The CEO of Delta Air Lines said the aviation would take several years before volumes return to 2019 levels unless the entire travel industry comes together to communicate a unified message about safety and trust.

a man wearing a suit and tie: Delta Air Lines CEO, Ed Bastian.

© Flickr/Delta News Hub
Delta Air Lines CEO, Ed Bastian.

Delta CEO Ed Bastian said during an interview with SAP Concur president Jim Lucier last week the airline is operating about 50 percent of its domestic schedule and only selling about 60 percent of the seats due to its decision to block middle seats through January 6.

“So while we can get people traveling again I think the question is just broader than our sector of air travel. It’s the travel ecosystem,” Bastian said. “Getting the hotels and getting all aspects of the hospitality business to join arms and continue to drive the same type of safety protocols, the safety message and the confidence in protecting people through will help us all get out and get more comfortable in being on the road.”

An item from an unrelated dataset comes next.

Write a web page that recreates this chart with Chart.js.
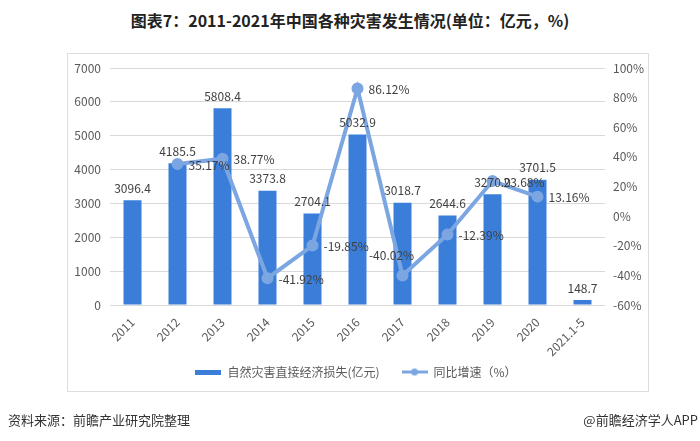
<!DOCTYPE html>
<html><head><meta charset="utf-8">
<script src="https://cdn.jsdelivr.net/npm/chart.js@4"></script>
<style>
body{margin:0;width:700px;height:441px;background:#fff;position:relative;overflow:hidden;font-family:"Noto Sans CJK SC",sans-serif;}
#title{position:absolute;top:8px;left:0;width:700px;text-align:center;font-weight:bold;font-size:16px;color:#222;line-height:24px;}
#frame{position:absolute;left:67px;top:53px;width:580px;height:337px;border:1px solid #dedede;}
#c{position:absolute;left:0;top:0;}
.foot{position:absolute;top:411px;font-size:13px;color:#333;line-height:18px;}
</style></head>
<body>
<div id="title">图表7：2011-2021年中国各种灾害发生情况(单位：亿元，%)</div>
<div id="frame"></div>
<canvas id="c" width="700" height="441"></canvas>
<div class="foot" style="left:8px;">资料来源：前瞻产业研究院整理</div>
<div class="foot" style="right:2px;">@前瞻经济学人APP</div>
<script>
const categories = ['2011','2012','2013','2014','2015','2016','2017','2018','2019','2020','2021.1-5'];
const lossValues = [3096.4,4185.5,5808.4,3373.8,2704.1,5032.9,3018.7,2644.6,3270.9,3701.5,148.7];
const growthValues = [null,35.17,38.77,-41.92,-19.85,86.12,-40.02,-12.39,23.68,13.16,null];
const growthLabelPlacement = ['right','right','right','right','right','right','above','right','right','right','right'];
const leftAxis = {min:0, max:7000, step:1000};
const rightAxis = {min:-60, max:100, step:20};
const seriesNames = ['自然灾害直接经济损失(亿元)','同比增速（%）'];

const BAR_COLOR = '#3b7ed9';
const LINE_COLOR = '#7ba6e2';
const FONT = '"Noto Sans CJK SC", sans-serif';

function makeBarIcon(){
  const c=document.createElement('canvas'); c.width=26; c.height=5;
  const x=c.getContext('2d'); x.fillStyle=BAR_COLOR; x.fillRect(0,0,26,5); return c;
}
function makeLineIcon(){
  const c=document.createElement('canvas'); c.width=26; c.height=9;
  const x=c.getContext('2d'); x.strokeStyle=LINE_COLOR; x.lineWidth=3;
  x.beginPath(); x.moveTo(0,4.5); x.lineTo(26,4.5); x.stroke();
  x.fillStyle=LINE_COLOR; x.beginPath(); x.arc(13,4.5,3.5,0,Math.PI*2); x.fill(); return c;
}
const icons=[makeBarIcon(), makeLineIcon()];

const labelPlugin = {
  id:'valueLabels',
  beforeDraw(chart){
    // let the rotated category labels extend below the axis box without being clipped
    chart.scales.x._computeLabelArea = () => null;
  },
  afterDatasetsDraw(chart){
    const ctx=chart.ctx;
    ctx.save();
    ctx.font='12px '+FONT;
    ctx.fillStyle='#404040';
    chart.getDatasetMeta(0).data.forEach((el,i)=>{
      ctx.textAlign='center'; ctx.textBaseline='bottom';
      ctx.fillText(lossValues[i].toFixed(1), el.x, el.y-6);
    });
    chart.getDatasetMeta(1).data.forEach((el,i)=>{
      const v=growthValues[i]; if(v==null) return;
      const t=v.toFixed(2)+'%';
      if(growthLabelPlacement[i]==='above'){
        ctx.textAlign='center'; ctx.textBaseline='middle';
        ctx.fillText(t, el.x-11, el.y-20);
      } else {
        ctx.textAlign='left'; ctx.textBaseline='middle';
        ctx.fillText(t, el.x+11, el.y+1);
      }
    });
    ctx.restore();
  }
};

new Chart(document.getElementById('c'),{
  data:{
    labels:categories,
    datasets:[
      {type:'bar', label:seriesNames[0], data:lossValues, backgroundColor:BAR_COLOR, yAxisID:'y', order:2, barPercentage:0.4, categoryPercentage:1},
      {type:'line', label:seriesNames[1], data:growthValues, borderColor:LINE_COLOR, backgroundColor:LINE_COLOR, borderWidth:4, pointRadius:4, pointBackgroundColor:LINE_COLOR, pointBorderColor:LINE_COLOR, tension:0, yAxisID:'y1', order:1}
    ]
  },
  options:{
    responsive:false, animation:false, devicePixelRatio:1,
    layout:{padding:{left:12,right:0,top:68,bottom:53}},
    plugins:{
      tooltip:{enabled:false},
      legend:{
        position:'bottom',
        labels:{
          usePointStyle:true, pointStyleWidth:26, padding:22,
          font:{size:12, family:FONT}, color:'#595959',
          generateLabels(){
            return seriesNames.map((n,i)=>({text:n, pointStyle:icons[i], fillStyle:i?LINE_COLOR:BAR_COLOR, strokeStyle:'transparent', lineWidth:0, datasetIndex:i, hidden:false, fontColor:'#595959'}));
          }
        }
      }
    },
    scales:{
      x:{
        grid:{display:false}, border:{display:false},
        ticks:{maxRotation:45, minRotation:45, color:'#595959', font:{size:12, family:FONT}, padding:2},
        afterFit(s){s.height=39;}
      },
      y:{
        position:'left', min:leftAxis.min, max:leftAxis.max,
        ticks:{stepSize:leftAxis.step, color:'#595959', font:{size:12, family:FONT}, padding:9, callback:v=>String(v)},
        grid:{color:'#d9d9d9', drawTicks:false}, border:{display:false},
        afterFit(s){s.width=98;}
      },
      y1:{
        position:'right', min:rightAxis.min, max:rightAxis.max,
        ticks:{stepSize:rightAxis.step, color:'#595959', font:{size:12, family:FONT}, padding:8, callback:v=>v+'%'},
        grid:{display:false, drawTicks:false}, border:{display:false},
        afterFit(s){s.width=95;}
      }
    }
  },
  plugins:[labelPlugin]
});
</script>
</body></html>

Bastian revealed the airline has used the slow period to retire older and less fuel-efficient planes, end operations in unprofitable markets and streamline operations. He said that while some changes are temporary, many will stick around when the coronavirus pandemic ends.

“If the experience of flying was not safe, you would expect our people to be getting sick on board the planes because they live in the airport environment, they live onboard the aircraft,” Bastian continued.

Lucier also spoke to Marriott International CEO Arne Sorenson, who said occupancy is now in the mid-60 percent in China. He said that while the numbers are skewed, they are an encouraging sign, with at least modest improvement every week in most markets.

Last month, the United States Tour Operators Association (USTOA) were asked about post-COVID 19 plans for recovery and resumption of business in an ongoing survey. More than a third (38 percent) of Active Members have seen an increase in bookings in the last 60 days. Another third (38 percent) have seen no change in bookings during this timeframe, with the remaining 24 percent reporting a decrease in bookings.